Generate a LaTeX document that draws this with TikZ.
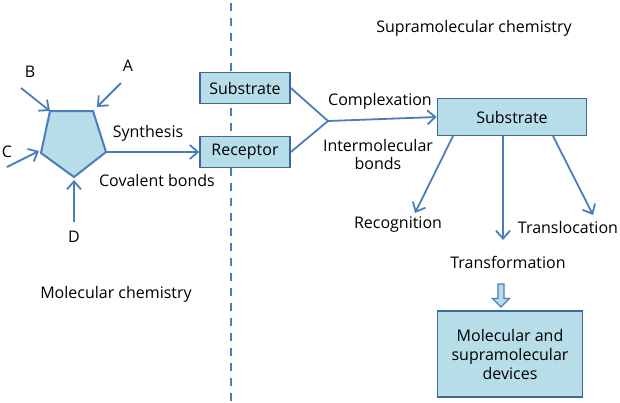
\documentclass[tikz,border=0pt]{standalone}
\usepackage{fontspec}
\setmainfont{Open Sans}
\usetikzlibrary{positioning,shapes.arrows,arrows.meta}
\definecolor{lineblue}{HTML}{4A7EBB}
\definecolor{boxblue}{HTML}{B7DEE8}
\definecolor{edgeblue}{HTML}{3C6A9C}

\begin{document}
\begin{tikzpicture}[x=1pt,y=-1pt]
        \tikzstyle{every node}=[font=\fontsize{16}{18}\selectfont, inner sep=1pt]
        \tikzstyle{box}=[draw=edgeblue, fill=boxblue, line width=1.6pt]
        \tikzstyle{link}=[lineblue, line width=1.8pt]
        \tikzstyle{arrow}=[link, -{Straight Barb[length=8pt,width=14pt]}]

        \useasboundingbox (0,0) rectangle (620,402);

        % divider
        \draw[lineblue, line width=2pt, dash pattern=on 8pt off 7pt] (231,3) -- (231,402);

        % molecule
        \coordinate (tl) at (50,111);
        \coordinate (tr) at (93,111);
        \coordinate (rt) at (106,152);
        \coordinate (bt) at (74,177);
        \coordinate (lf) at (41,153);
        \draw[box, draw=lineblue, line width=2pt] (tl) -- (tr) -- (rt) -- (bt) -- (lf) -- cycle;

        \node (A) at (128,66) {A};
        \node (B) at (30,72) {B};
        \node (C) at (7,152) {C};
        \node (D) at (74,237) {D};
        \coordinate (a0) at (121,83);
        \coordinate (b0) at (21,88);
        \coordinate (c0) at (7,167);
        \coordinate (d0) at (74,222);
        \draw[arrow] (a0) -- (97,107);
        \draw[arrow] (b0) -- (tl);
        \draw[arrow] (c0) -- (39,151);
        \draw[arrow] (d0) -- (74,180);

        % boxes
        \node[box, minimum width=90pt, minimum height=31pt] (sub1) at (245,88) {Substrate};
        \node[box, minimum width=90pt, minimum height=31pt] (rec) at (245,152) {Receptor};
        \node[box, minimum width=149pt, minimum height=37pt] (sub2) at (512,117) {Substrate};
        \node[box, minimum width=145pt, minimum height=86pt, align=center,
              font=\fontsize{16}{19}\selectfont] (dev) at (510,354)
            {Molecular and\\supramolecular\\devices};

        \draw[arrow] (rt) -- (rec.west);
        \node (syn) at (148,133) {Synthesis};
        \node (cov) at (157,180) {Covalent bonds};

        \coordinate (join) at (328,121);
        \draw[link] (sub1.east) -- (join) -- (rec.east);
        \draw[arrow] (join) -- (sub2.west);
        \node (cpx) at (380,101) {Complexation};
        \node[align=center] (inter) at (378,154) {Intermolecular\\bonds};

        % outcomes
        \coordinate (r1) at (415,213);
        \coordinate (t1) at (503,240);
        \coordinate (l1) at (593,215);
        \draw[arrow] (453,136) -- (r1);
        \draw[arrow] (503,136) -- (t1);
        \draw[arrow] (553,136) -- (l1);
        \node (recog) at (398,225) {Recognition};
        \node (transf) at (508,262) {Transformation};
        \node (transl) at (568,227) {Translocation};

        \node[single arrow, draw=lineblue, fill=boxblue, line width=1.2pt, shape border rotate=270,
              minimum width=17pt, minimum height=23pt, single arrow head extend=3pt, inner sep=1pt]
              (down) at (501,294) {};

        \node (supra) at (474,28) {Supramolecular chemistry};
        \node (mol) at (116,294) {Molecular chemistry};
\end{tikzpicture}
\end{document}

☆ ☆ ☆ ☆ ☆ ☆ ☆

**Given instruction**
Return the material exactly as given, apart from the pictures.

**Response**
Generate a LaTeX document that draws this with TikZ.
\documentclass[tikz,border=0pt]{standalone}
\usepackage{fontspec}
\setmainfont{Open Sans}
\usetikzlibrary{positioning,shapes.arrows,arrows.meta}
\definecolor{lineblue}{HTML}{4A7EBB}
\definecolor{boxblue}{HTML}{B7DEE8}
\definecolor{edgeblue}{HTML}{3C6A9C}

\begin{document}
\begin{tikzpicture}[x=1pt,y=-1pt]
        \tikzstyle{every node}=[font=\fontsize{16}{18}\selectfont, inner sep=1pt]
        \tikzstyle{box}=[draw=edgeblue, fill=boxblue, line width=1.6pt]
        \tikzstyle{link}=[lineblue, line width=1.8pt]
        \tikzstyle{arrow}=[link, -{Straight Barb[length=8pt,width=14pt]}]

        \useasboundingbox (0,0) rectangle (620,402);

        % divider
        \draw[lineblue, line width=2pt, dash pattern=on 8pt off 7pt] (231,3) -- (231,402);

        % molecule
        \coordinate (tl) at (50,111);
        \coordinate (tr) at (93,111);
        \coordinate (rt) at (106,152);
        \coordinate (bt) at (74,177);
        \coordinate (lf) at (41,153);
        \draw[box, draw=lineblue, line width=2pt] (tl) -- (tr) -- (rt) -- (bt) -- (lf) -- cycle;

        \node (A) at (128,66) {A};
        \node (B) at (30,72) {B};
        \node (C) at (7,152) {C};
        \node (D) at (74,237) {D};
        \coordinate (a0) at (121,83);
        \coordinate (b0) at (21,88);
        \coordinate (c0) at (7,167);
        \coordinate (d0) at (74,222);
        \draw[arrow] (a0) -- (97,107);
        \draw[arrow] (b0) -- (tl);
        \draw[arrow] (c0) -- (39,151);
        \draw[arrow] (d0) -- (74,180);

        % boxes
        \node[box, minimum width=90pt, minimum height=31pt] (sub1) at (245,88) {Substrate};
        \node[box, minimum width=90pt, minimum height=31pt] (rec) at (245,152) {Receptor};
        \node[box, minimum width=149pt, minimum height=37pt] (sub2) at (512,117) {Substrate};
        \node[box, minimum width=145pt, minimum height=86pt, align=center,
              font=\fontsize{16}{19}\selectfont] (dev) at (510,354)
            {Molecular and\\supramolecular\\devices};

        \draw[arrow] (rt) -- (rec.west);
        \node (syn) at (148,133) {Synthesis};
        \node (cov) at (157,180) {Covalent bonds};

        \coordinate (join) at (328,121);
        \draw[link] (sub1.east) -- (join) -- (rec.east);
        \draw[arrow] (join) -- (sub2.west);
        \node (cpx) at (380,101) {Complexation};
        \node[align=center] (inter) at (378,154) {Intermolecular\\bonds};

        % outcomes
        \coordinate (r1) at (415,213);
        \coordinate (t1) at (503,240);
        \coordinate (l1) at (593,215);
        \draw[arrow] (453,136) -- (r1);
        \draw[arrow] (503,136) -- (t1);
        \draw[arrow] (553,136) -- (l1);
        \node (recog) at (398,225) {Recognition};
        \node (transf) at (508,262) {Transformation};
        \node (transl) at (568,227) {Translocation};

        \node[single arrow, draw=lineblue, fill=boxblue, line width=1.2pt, shape border rotate=270,
              minimum width=17pt, minimum height=23pt, single arrow head extend=3pt, inner sep=1pt]
              (down) at (501,294) {};

        \node (supra) at (474,28) {Supramolecular chemistry};
        \node (mol) at (116,294) {Molecular chemistry};
\end{tikzpicture}
\end{document}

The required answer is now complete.